Agility

Transitioning to caled Agile is an experience. It does seem a little overly complex, and it has yet to live up to the promises.

Agility
Photo by Roger Chapman / Unsplash

If you’ve been around for a while, you probably know that The Dude has been through a few “agile”transitions. Alas they have been mostly related to software, and software that supports hardware. But the latest one is, for want of a better word, unconventional.

A little back story is in order.

In The Dude’s six years here, there have been 5 top executives in our Business Unit (the title is VP/GM). Each of them has had a strong opinion on how to fix our ills, improve our business, and streamline the creation of value.

Needless to say, there has always been some asymmetries within the organization that prevent these lofty ideals from being a success.

The latest leader is no different. She joined us about 18 months ago (and that makes her nearly the longest tenure) and after some adjustment and learning, she came out and said that we would fix all our ills by adopting Agile methodologies.

At first, the attempts were spun up by internal teams who were trying to do scrum based agile, and frankly, this failed badly. They were uncoordinated, and there wasn’t any real cross functional participation.

It was bad.

Of course, some consultants were hired, a couple of new directors who had experience, and one internal person who had done a similar transition and it was off to the races.

In one of the early skip level meetings with our new VP/GM, The Dude was told by her that our development of content was going to be greatly accelerated, and because we were going agile, we would do more stuff.

The Dude kept his mouth shut. That was almost a year ago.

Scaled Agile

What are we deploying?

Glad you asked. We are now a SAFe house, 4 rounds of training, the identification of Value Streams, set up an Agile Release Train, move people into roles like Release Engineer, Scrum Masters, and Product Owners. We have now three, and soon to be 5 Agile Teams, and a single backlog that we (as Product Managers) fill out with Epics, and compliance with our “Definition of Ready” to bring to the Program Increment once a quarter for the Agile Teams to plan their commitment for the next 3 months.

We have had two PI’s to date, and the results are interesting.

The teams delivered an underwhelming amount of output. They were far more optimistic as to what they could accomplish, and truth be told, they delivered less than half what they would have done had we not been following SAFe.

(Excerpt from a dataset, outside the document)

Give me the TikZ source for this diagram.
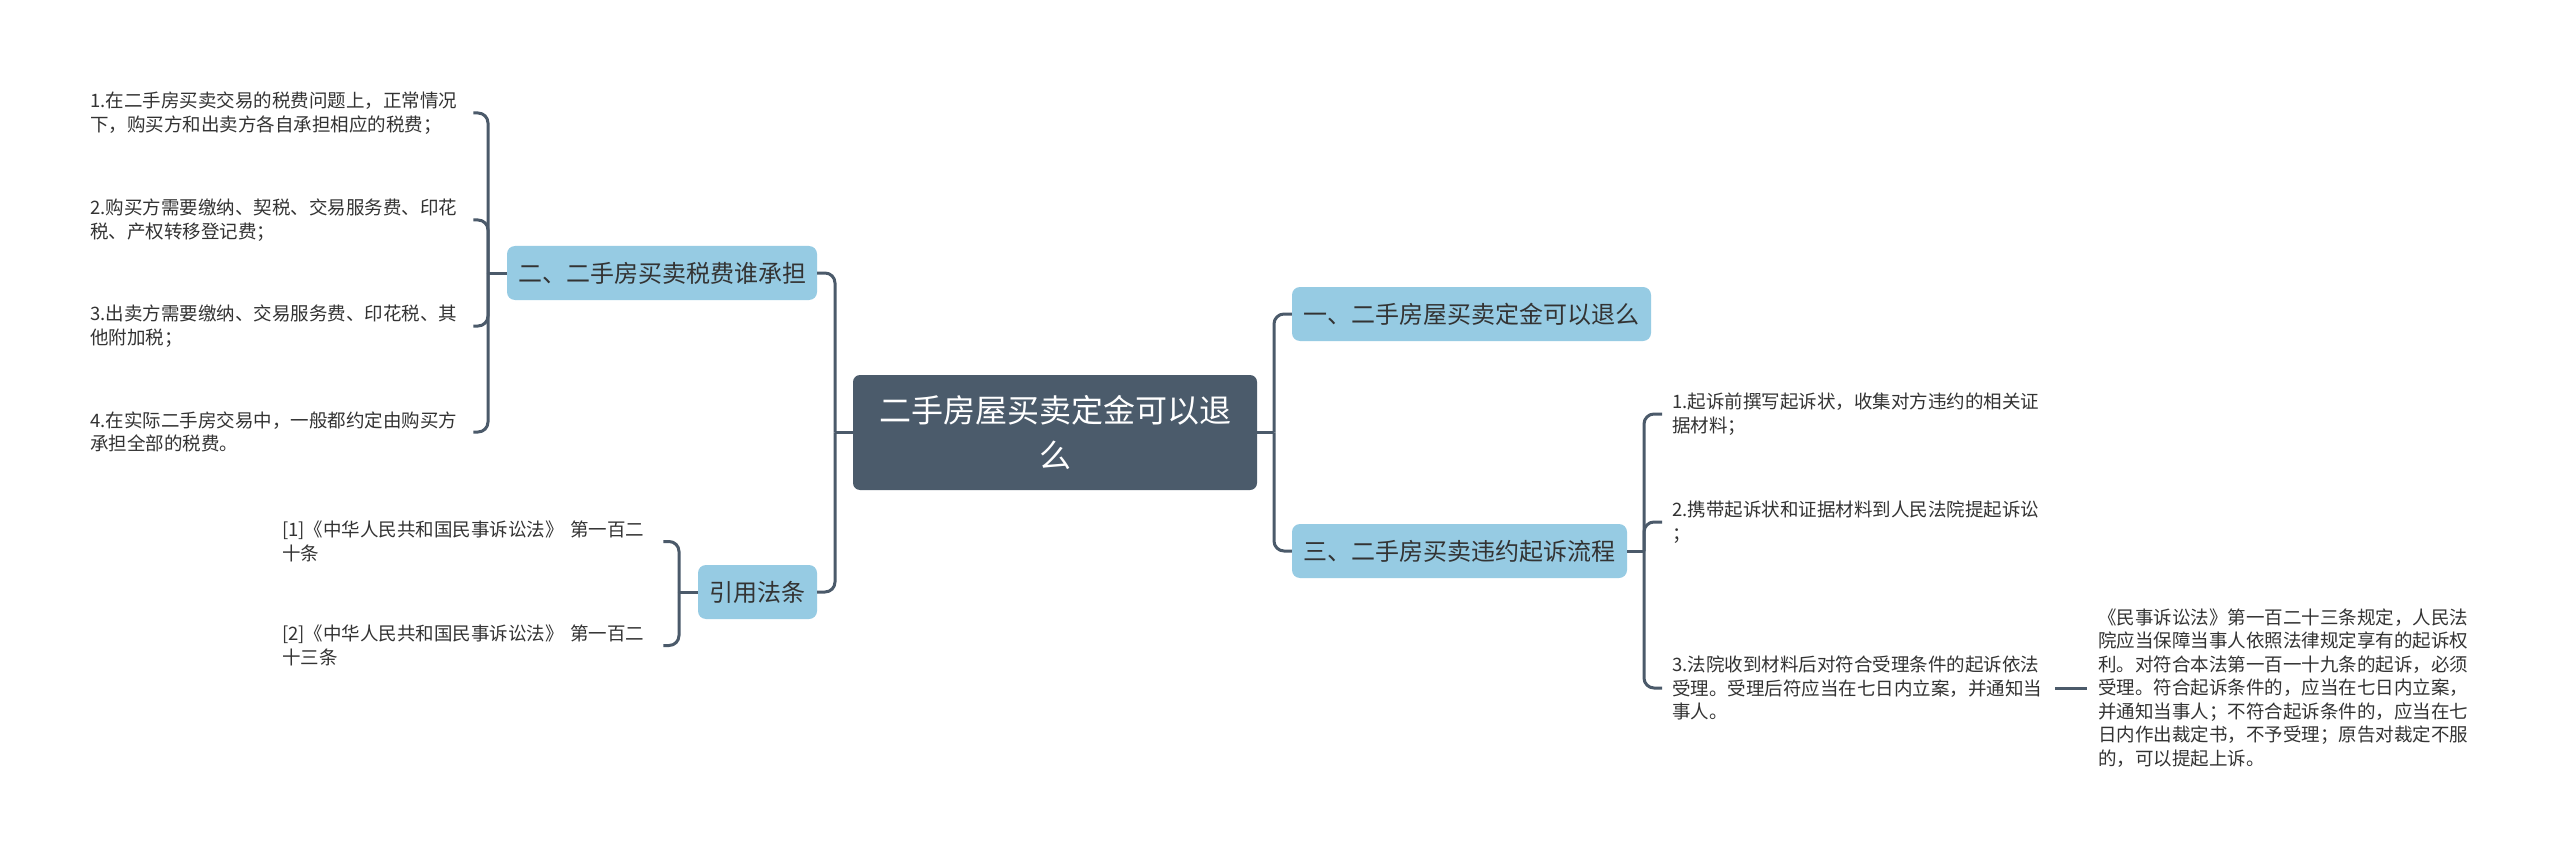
\documentclass[tikz,border=0pt]{standalone}
\usepackage{fontspec}
\newfontfamily\cjk{Noto Sans CJK SC}
\definecolor{linec}{HTML}{4B5A6A}
\definecolor{rootc}{HTML}{4B5B6B}
\definecolor{branchc}{HTML}{96CBE3}
\definecolor{textc}{HTML}{333333}
\begin{document}
\begin{tikzpicture}[x=1pt,y=-1pt,
  conn/.style={draw=linec, line width=3pt, rounded corners=10pt},
  rootbox/.style={fill=rootc, rounded corners=7pt, minimum width=404pt, minimum height=115pt, text=white, font=\cjk\fontsize{32pt}{45pt}\selectfont, align=center, inner sep=0pt},
  branch/.style={fill=branchc, rounded corners=8pt, minimum height=54pt, text=textc, font=\cjk\fontsize{24pt}{30pt}\selectfont, inner xsep=0pt, inner ysep=0pt},
  leaf/.style={text=textc, font=\cjk\fontsize{18.5pt}{23.5pt}\selectfont, align=left, inner ysep=0pt, anchor=west},
]
\fill[white] (0,0) rectangle (2560,861);
\useasboundingbox (0,0) rectangle (2560,861);

% root
\node[rootbox] (root) at (1055,432.5) {二手房屋买卖定金可以退\\么};

% branches
\node[branch, minimum width=359pt] (n1) at (1471.5,314) {一、二手房屋买卖定金可以退么};
\node[branch, minimum width=335pt] (n3) at (1459.5,551) {三、二手房买卖违约起诉流程};
\node[branch, minimum width=310pt] (n2) at (662,273) {二、二手房买卖税费谁承担};
\node[branch, minimum width=119pt] (ref) at (757.5,592) {引用法条};

% left leaves (tax)
\node[leaf, inner xsep=0pt, text width=383pt] (a1) at (90,113) {1.在二手房买卖交易的税费问题上，正常情况\\下，购买方和出卖方各自承担相应的税费；};
\node[leaf, inner xsep=0pt, text width=383pt] (a2) at (90,220) {2.购买方需要缴纳、契税、交易服务费、印花\\税、产权转移登记费；};
\node[leaf, inner xsep=0pt, text width=383pt] (a3) at (90,326) {3.出卖方需要缴纳、交易服务费、印花税、其\\他附加税；};
\node[leaf, inner xsep=0pt, text width=383pt] (a4) at (90,432) {4.在实际二手房交易中，一般都约定由购买方\\承担全部的税费。};

% references
\node[leaf, inner xsep=0pt, text width=381pt] (r1) at (282,541.5) {[1]《中华人民共和国民事诉讼法》 第一百二\\十条};
\node[leaf, inner xsep=0pt, text width=381pt] (r2) at (282,645.5) {[2]《中华人民共和国民事诉讼法》 第一百二\\十三条};

% right leaves
\node[leaf, inner xsep=10pt, text width=373pt] (c1) at (1662,414) {1.起诉前撰写起诉状，收集对方违约的相关证\\据材料；};
\node[leaf, inner xsep=10pt, text width=373pt] (c2) at (1662,522) {2.携带起诉状和证据材料到人民法院提起诉讼\\；};
\node[leaf, inner xsep=10pt, text width=373pt] (c3) at (1662,688) {3.法院收到材料后对符合受理条件的起诉依法\\受理。受理后符应当在七日内立案，并通知当\\事人。};
\node[leaf, inner xsep=11pt, text width=375pt] (d1) at (2087,688) {《民事诉讼法》第一百二十三条规定，人民法\\院应当保障当事人依照法律规定享有的起诉权\\利。对符合本法第一百一十九条的起诉，必须\\受理。符合起诉条件的，应当在七日内立案，\\并通知当事人；不符合起诉条件的，应当在七\\日内作出裁定书，不予受理；原告对裁定不服\\的，可以提起上诉。};

% junctions
\coordinate (jL) at (835,432.5);
\coordinate (jR) at (1274,432.5);
\coordinate (j2) at (488,273);
\coordinate (jr) at (679,592);
\coordinate (j3) at (1644,551);

% connectors
\draw[conn] (root.west) -- (jL);
\draw[conn] (jL) |- (n2.east);
\draw[conn] (jL) |- (ref.east);
\draw[conn] (root.east) -- (jR);
\draw[conn] (jR) |- (n1.west);
\draw[conn] (jR) |- (n3.west);

\draw[conn] (n2.west) -- (j2);
\draw[conn] (j2) |- (a1.east);
\draw[conn] (j2) |- (a2.east);
\draw[conn] (j2) |- (a3.east);
\draw[conn] (j2) |- (a4.east);

\draw[conn] (ref.west) -- (jr);
\draw[conn] (jr) |- (r1.east);
\draw[conn] (jr) |- (r2.east);

\draw[conn] (n3.east) -- (j3);
\draw[conn] (j3) |- (c1.west);
\draw[conn] (j3) |- (c2.west);
\draw[conn] (j3) |- (c3.west);

\draw[conn] (c3.east) -- (d1.west);
\end{tikzpicture}
\end{document}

But, at least the Dude is now SAFe PO/PM v 5.1 certified, all official and shit.

What have you heard?

… about SAFe? There are tons of people who have spilled ink on the issues. That there are a lot of meetings, meetings about meetings, and tons of overhead.

It is attractive to larger organizations as they claim that SAFe is a way to map “Lean-Agile” to your existing org structure, and operate in an agile way.

But our org structure is odd, we have a lot of moving parts to build something (unlike in a software or cloud environment, we have a plethora of hard deliverables, with cross organization dependencies, and non-sequential process flows that look like a third world telecom wiring mess.

That makes it very difficult to accurately estimate effort, and that leads to stories being stalled in the pipeline, and that cascades into delays, and failed deliverables.

Soon, you are coming to the end of a PI, and far less than 50% of what was committed is done. And in the next increment, you begin again, planning that will lead to further failed commitments.

I was told we would do things faster…

Alas, the original quip by our VP/GM that we would get more stuff done faster because we are going agile comes to mind.

Every time The Dude has been involved with an Agile transition, senior leaders have this perception that Agile == Faster.

And every time, The Dude has to clarify that Agile =/= faster. It means that we can be more responsive to changing business and market needs, and fewer surprises at the end of development.

Nothing more, nothing less.

Yet, there remains this myth that Lean Startup, Agile, DevOps (CI/CD) will magically make everything better without addressing the underlying structural issues that cause dysfunction.

Last comments

While The Dude has to be somewhat cagey about where he works, and what the circumstances are, there is one thing that is striking.

Our top leader is adamant that the entire business will go Agile (and in a way, the Dude respects this commitment, our Cortez moment of burning the ship at the beach to prevent any backsliding) The Dude is seeing subgroups of our business carving out exceptions, using the flimsiest fucking excuses. “We have commitments to other BU’s”, or “we don’t have the time to move to SAFe”, or “this is too heavyweight, so we will do our own thing” and it really pisses the Dude off that they are getting away with these cockamamie excuses.

If The Dude gets to have this fun, so should the whole organization. Alas, if we can’t all play by the same rules, then how the hell are we going to get well?